Fusion centers bring together law enforcement and intelligence personnel from state, local, and federal government to collect, analyze, vet, and disseminate intelligence to first responders on the ground in an effort to disrupt terrorist or criminal activity. DHS recognizes seventy fusion centers across the United States. Because states operate fusion centers, no two are exactly alike.

Fein was also critical of suspicious activity reports (SARs), whereby police officers and concerned citizens report unusual behavior that may indicate a terrorist or criminal conspiracy. These reports typically flow to fusion centers.

To an intelligence agent, informant, or law enforcement officer,” Fein said, “everything unconventional or unorthodox looks like at least a pre-embryonic terrorist danger.”

Fein argued that if you employ the intelligence collection standards employed by fusion centers, everyone from the Founding Fathers to abolitionist William Lloyd Garrison to suffragette Susan B. Anthony would have been the subject of SARs. He also noted that the United States has engaged in such behavior before, as when the FBI spied on the Rev. Martin Luther King, Jr, or surveiled the peace movement under COINTELPRO, an FBI domestic surveillance program. Fein said similar mischief by fusion centers is already afoot.

Matthew Harwood writes that in recent months, leaked bulletins have shown fusion centers have singled out for monitoring groups that engaged in politically protected speech. A February bulletin from the North Central Texas Fusion System alerted law enforcement officers to watch out for Muslim organizations that espouse the supremacy of Islam. Another February report from a fusion center in Missouri listed the characteristics of a militia member, which included support for libertarian presidential candidate Ron Paul as well as anti-government bumper stickers and flags.

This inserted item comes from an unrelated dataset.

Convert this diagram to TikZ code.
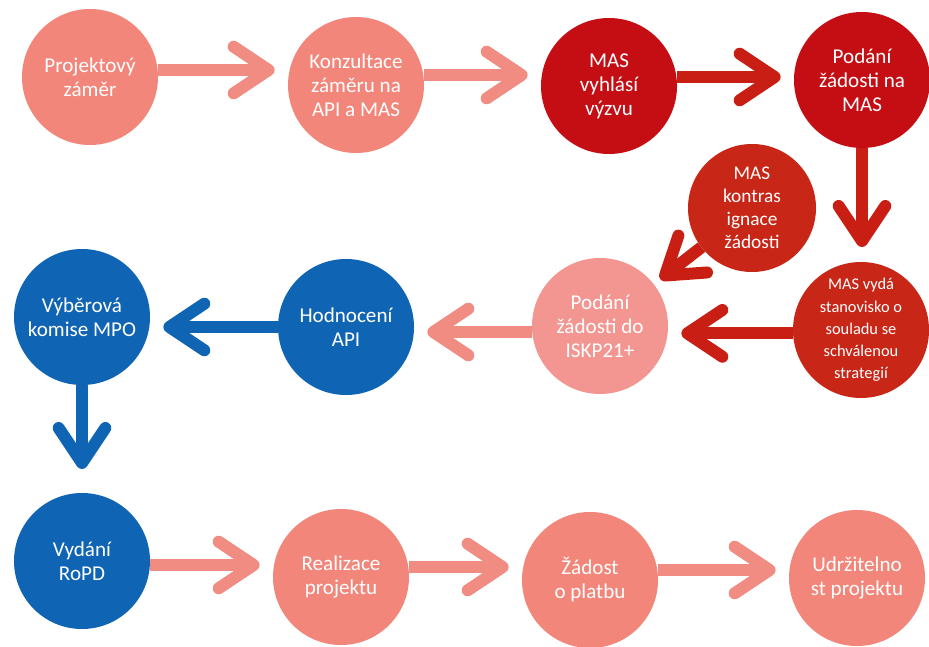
\documentclass[tikz,border=0pt]{standalone}
\usepackage{fontspec}
\setmainfont{Carlito}
\usetikzlibrary{arrows.meta}

\definecolor{salmon}{RGB}{242,134,122}
\definecolor{lightsalmon}{RGB}{243,150,145}
\definecolor{salmonline}{RGB}{241,140,130}
\definecolor{darkred}{RGB}{196,14,20}
\definecolor{brickred}{RGB}{200,38,22}
\definecolor{redline}{RGB}{200,30,20}
\definecolor{steelblue}{RGB}{16,100,180}

\begin{document}
\begin{tikzpicture}[x=0.03cm, y=-0.03cm,
    bubble/.style={circle, fill=#1, text=white, minimum size=4.08cm, inner sep=0pt,
        outer sep=0pt, align=center, font=\fontsize{18}{20.5}\selectfont},
    flow/.style={draw=#1, line width=0.36cm,
        -{Straight Barb[length=1.05cm, width=1.4cm, round]}, shorten >=0.4cm}
]

    \useasboundingbox[fill=white] (0,0) rectangle (929,646);

    %% First row

    % Circles
    \node[bubble=salmon] (zamer) at (90,77) {Projektový\\záměr};
    \node[bubble=salmon] (konzultace) at (356,85) {Konzultace\\záměru na\\API a MAS};
    \node[bubble=darkred] (vyzva) at (609,86) {MAS\\vyhlásí\\výzvu};
    \node[bubble=darkred] (zadostmas) at (862,80) {Podání\\žádosti na\\MAS};

    % Arrows
    \draw[flow=salmonline] ([yshift=0.21cm]zamer.east) -- ([yshift=0.21cm]zamer.east -| konzultace.west);
    \draw[flow=salmonline] ([yshift=0.3cm]konzultace.east) -- ([yshift=0.3cm]konzultace.east -| vyzva.west);
    \draw[flow=redline] ([yshift=0.27cm]vyzva.east) -- ([yshift=0.27cm]vyzva.east -| zadostmas.west);

    %% Second row

    % Circles
    \node[bubble=brickred, minimum size=3.84cm, font=\fontsize{16.5}{19.6}\selectfont] (kontra) at (752,208) {MAS\\kontras\\ignace\\žádosti};
    \node[bubble=brickred, font=\fontsize{14}{19}\selectfont] (stanovisko) at (861,330) {MAS vydá\\stanovisko o\\souladu se\\schválenou\\strategií};
    \node[bubble=lightsalmon] (iskp) at (600,326) {Podání\\žádosti do\\ISKP21+};
    \node[bubble=steelblue] (hodnoceni) at (346,327) {Hodnocení\\API};
    \node[bubble=steelblue] (komise) at (82,317) {Výběrová\\komise MPO};

    % Arrows
    \draw[flow=redline, shorten >=0.45cm] (zadostmas.south) -- (zadostmas.south |- stanovisko.north);
    \draw[flow=redline] ([yshift=-0.1cm]stanovisko.west) -- ([yshift=-0.1cm]stanovisko.west -| iskp.east);
    \draw[flow=redline, shorten >=0.25cm] (kontra) -- (iskp);
    \draw[flow=salmonline] ([yshift=-0.18cm]iskp.west) -- ([yshift=-0.18cm]iskp.west -| hodnoceni.east);
    \draw[flow=steelblue] (hodnoceni.west) -- (hodnoceni.west -| komise.east);

    %% Third row

    % Circles
    \node[bubble=steelblue] (ropd) at (82,561) {Vydání\\RoPD};
    \node[bubble=salmon] (realizace) at (341,577) {Realizace\\projektu};
    \node[bubble=salmon] (platba) at (590,580) {Žádost\\o platbu};
    \node[bubble=salmon] (udrzitelnost) at (857,578) {Udržitelno\\st projektu};

    % Arrows
    \draw[flow=steelblue, shorten >=0.72cm] (komise.south) -- (komise.south |- ropd.north);
    \draw[flow=salmonline] ([yshift=-0.12cm]ropd.east) -- ([yshift=-0.12cm]ropd.east -| realizace.west);
    \draw[flow=salmonline] ([yshift=0.3cm]realizace.east) -- ([yshift=0.3cm]realizace.east -| platba.west);
    \draw[flow=salmonline] ([yshift=0.3cm]platba.east) -- ([yshift=0.3cm]platba.east -| udrzitelnost.west);

\end{tikzpicture}
\end{document}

Representative Jane Harman (D-California), chair of the Subcommittee on Intelligence, Information Sharing and Terrorism Risk Assessment, dismissed Fein’s “Orwellian view of fusion centers” in her opening statement and asked the other witnesses “to address what by my lights are alarmist and over-the-top claims directly.”

Robert Riegle, director of the state and local program office of DHS’ Office of Intelligence and Analysis, said that all DHS intelligence and analysis staff assigned to state fusion centers are trained in privacy, civil rights, and civil liberties issues. He also noted that DHS has made recommendations to fusion centers to promote transparency and privacy protections among its staff.

Allegations that armed forces officers play a vital role in fusion centers or that fusion center staff provide inappropriate intelligence to the private sector are myths or exaggerations, said David Gerstein of DHS’ Office for Civil Rights and Civil Liberties. While some fusion staff members are military, they are there in support roles but in no way lead the centers, he said. As for private sector involvement in fusion centers, Gerstein said fusion centers share intelligence to the private sector when it involves critical infrastructure or specific threats to a company.

House Homeland Security Committee chair Bennie Thompson (D-Mississippi) said fusion centers will only work  if they are “done right.” “Fusion centers should be about creating intelligence that tells first preventers what to ‘be on the lookout’ for,” he said. “That’s information that will help keep Americans safe, without violating our First Principles.” Russel Porter, director of Iowa’s fusion center and chairman of the Association of Law Enforcement Intelligence Units, agreed. “If we fail to continue to make the protection of privacy, civil liberties, and civil rights a top priority, the fusion center network will not be sustainable.”